It is possible that love is the most complex of human emotions. Whether platonic, lustful, fleeting or for life, this emotion always changes the lives it touches. So it comes as no surprise that love is a major literary theme, perhaps the most important. Check out these seven short stories by consecrated authors and see what each one of them has to say about love. This book contains: - The Lady With The Little Dog by Anton Chekhov. - The Love-Philtre of Ikey Schoenstein by O. Henry. - Federigo's Falcon by Giovanni Boccaccio. - Regret by Guy de Maupassant. - The Steadfast Tin Soldier by Hans Christian Andersen. - The Boarding House by James Joyce. - The Parson's Daughter of Oxney Colne by Anthony Trollope.

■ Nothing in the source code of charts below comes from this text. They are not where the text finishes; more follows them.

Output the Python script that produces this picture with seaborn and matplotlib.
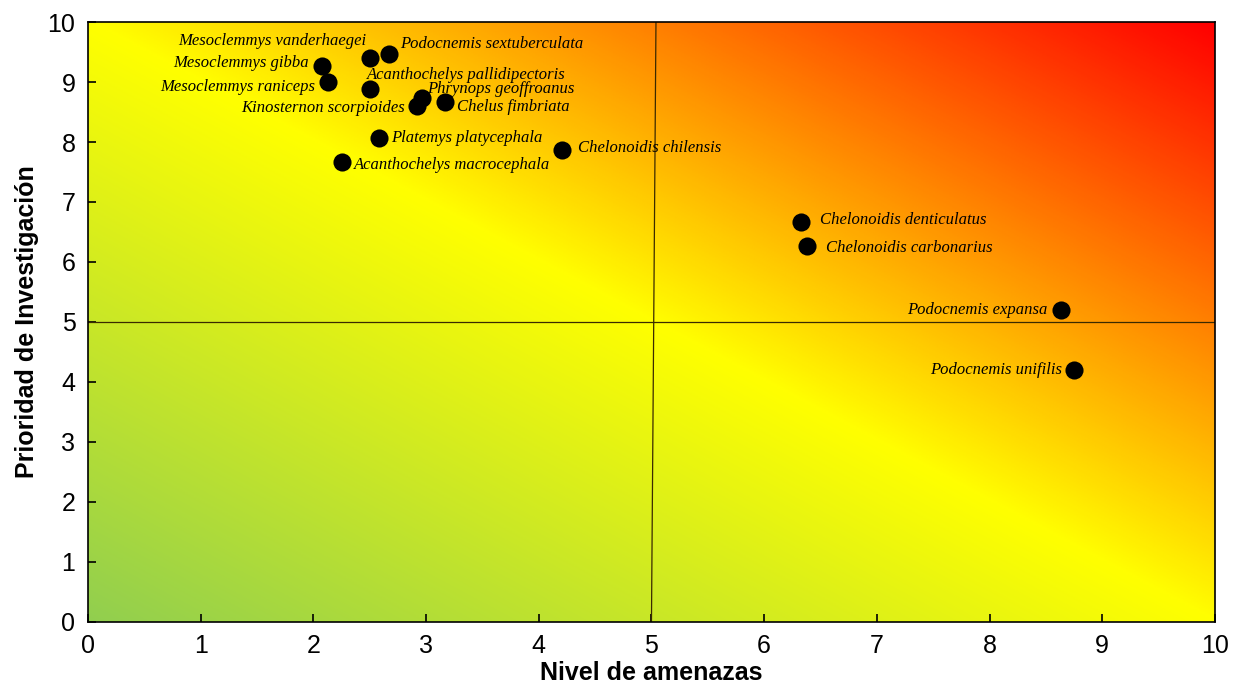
import matplotlib.pyplot as plt
import matplotlib.colors as mcolors
import numpy as np
import pandas as pd
import seaborn as sns

species = ['Mesoclemmys vanderhaegei', 'Podocnemis sextuberculata', 'Mesoclemmys gibba',
           'Mesoclemmys raniceps', 'Acanthochelys pallidipectoris', 'Phrynops geoffroanus',
           'Kinosternon scorpioides', 'Chelus fimbriata', 'Platemys platycephala',
           'Acanthochelys macrocephala', 'Chelonoidis chilensis', 'Chelonoidis denticulatus',
           'Chelonoidis carbonarius', 'Podocnemis expansa', 'Podocnemis unifilis']
amenazas = [2.50, 2.67, 2.08, 2.13, 2.50, 2.96, 2.92, 3.17, 2.58, 2.25, 4.21, 6.33, 6.38, 8.63, 8.75]
prioridad = [9.40, 9.47, 9.27, 9.00, 8.88, 8.73, 8.60, 8.67, 8.07, 7.67, 7.87, 6.67, 6.27, 5.20, 4.20]

# label placement (pixel offsets from the dot, alignment)
label_pos = {
    'Mesoclemmys vanderhaegei': (-3, 17, 'right'),
    'Podocnemis sextuberculata': (11, 10, 'left'),
    'Mesoclemmys gibba': (-14, 3, 'right'),
    'Mesoclemmys raniceps': (-13, -5, 'right'),
    'Acanthochelys pallidipectoris': (-3, 14, 'left'),
    'Phrynops geoffroanus': (6, 9, 'left'),
    'Kinosternon scorpioides': (-12, -2, 'right'),
    'Chelus fimbriata': (12, -5, 'left'),
    'Platemys platycephala': (12, 0, 'left'),
    'Acanthochelys macrocephala': (12, -3, 'left'),
    'Chelonoidis chilensis': (16, 2, 'left'),
    'Chelonoidis denticulatus': (19, 2, 'left'),
    'Chelonoidis carbonarius': (19, -2, 'left'),
    'Podocnemis expansa': (-13, 0, 'right'),
    'Podocnemis unifilis': (-12, 0, 'right'),
}

df = pd.DataFrame({'especie': species, 'amenazas': amenazas, 'prioridad': prioridad})

sns.set_style('ticks')
plt.rcParams['font.family'] = ['Liberation Sans', 'DejaVu Sans']
plt.rcParams['text.color'] = 'black'
plt.rcParams['axes.labelcolor'] = 'black'

fig = plt.figure(figsize=(12.39, 6.9), dpi=100)
ax = fig.add_axes([0.071, 0.0986, 0.9096, 0.8695])

# background gradient: green -> yellow -> red along x + y
cmap = mcolors.LinearSegmentedColormap.from_list(
    'riesgo', [(0.0, (0.57, 0.81, 0.31)), (0.5, (1.0, 1.0, 0.0)), (1.0, (1.0, 0.0, 0.0))])
gx, gy = np.meshgrid(np.linspace(0, 10, 400), np.linspace(0, 10, 400))
ax.imshow((gx + gy) / 20.0, cmap=cmap, origin='lower', extent=[0, 10, 0, 10],
          aspect='auto', interpolation='bilinear', zorder=0)

ax.plot([5, 5.04], [0, 10], color='#3a2a00', lw=0.9, zorder=1)
ax.axhline(5, color='#3a2a00', lw=0.9, zorder=1)

sns.scatterplot(data=df, x='amenazas', y='prioridad', ax=ax, s=170, color='black',
                edgecolor='black', linewidth=0, zorder=3, legend=False)

for name, xv, yv in zip(species, amenazas, prioridad):
    dx, dy, ha = label_pos[name]
    ax.annotate(name, (xv, yv), xytext=(dx, dy), textcoords='offset pixels',
                ha=ha, va='center', fontsize=12, style='italic', color='black',
                family=['Liberation Serif', 'DejaVu Serif'], zorder=4)

ax.set_xlim(0, 10)
ax.set_ylim(0, 10)
ax.set_xticks(range(11))
ax.set_yticks(range(11))
ax.tick_params(direction='in', length=6, width=1.2, labelsize=18, pad=9, colors='black')
for sp in ax.spines.values():
    sp.set_color('black')
    sp.set_linewidth(1.2)
ax.set_xlabel('Nivel de amenazas', fontsize=18, fontweight='bold', labelpad=2, color='black')
ax.set_ylabel('Prioridad de Investigación', fontsize=18, fontweight='bold', labelpad=6, color='black')

fig.savefig('out.png', dpi=100)
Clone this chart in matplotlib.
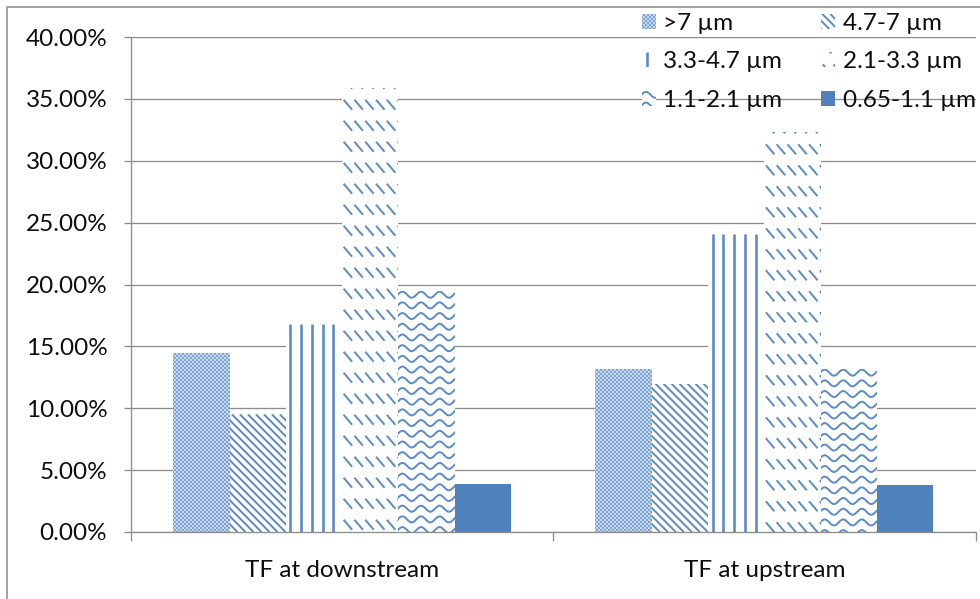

Anton Pavlovich Chekhov was a Russian playwright and short-story writer, who is considered to be among the greatest writers of short fiction in history. William Sydney Porter, better known by his pen name O. Henry, was an American short story writer. Henri René Albert Guy de Maupassant was a 19th century French author, remembered as a master of the short story form, and as a representative of the Naturalist school, who depicted human lives and destinies and social forces in disillusioned and often pessimistic terms. James Augustine Aloysius Joyce was an Irish novelist, short story writer, poet, teacher, and literary critic. He contributed to the modernist avant-garde and is regarded as one of the most influential and important authors of the 20th century. Anthony Trollope was an English novelist of the Victorian era. Among his best-known works is a series of novels collectively known as the Chronicles of Barsetshire, which revolves around the imaginary county of Barsetshire. He also wrote novels on political, social, and gender issues, and other topical matters. Giovanni Boccaccio was an Italian writer, poet, correspondent of Petrarch, and an important Renaissance humanist. Boccaccio wrote a number of notable works, including The Decameron and On Famous Women. Hans Christian Andersen, in Denmark usually called H.C. Andersen, was a Danish author. Although a prolific writer of plays, travelogues, novels, and poems, he is best remembered for his fairy tales.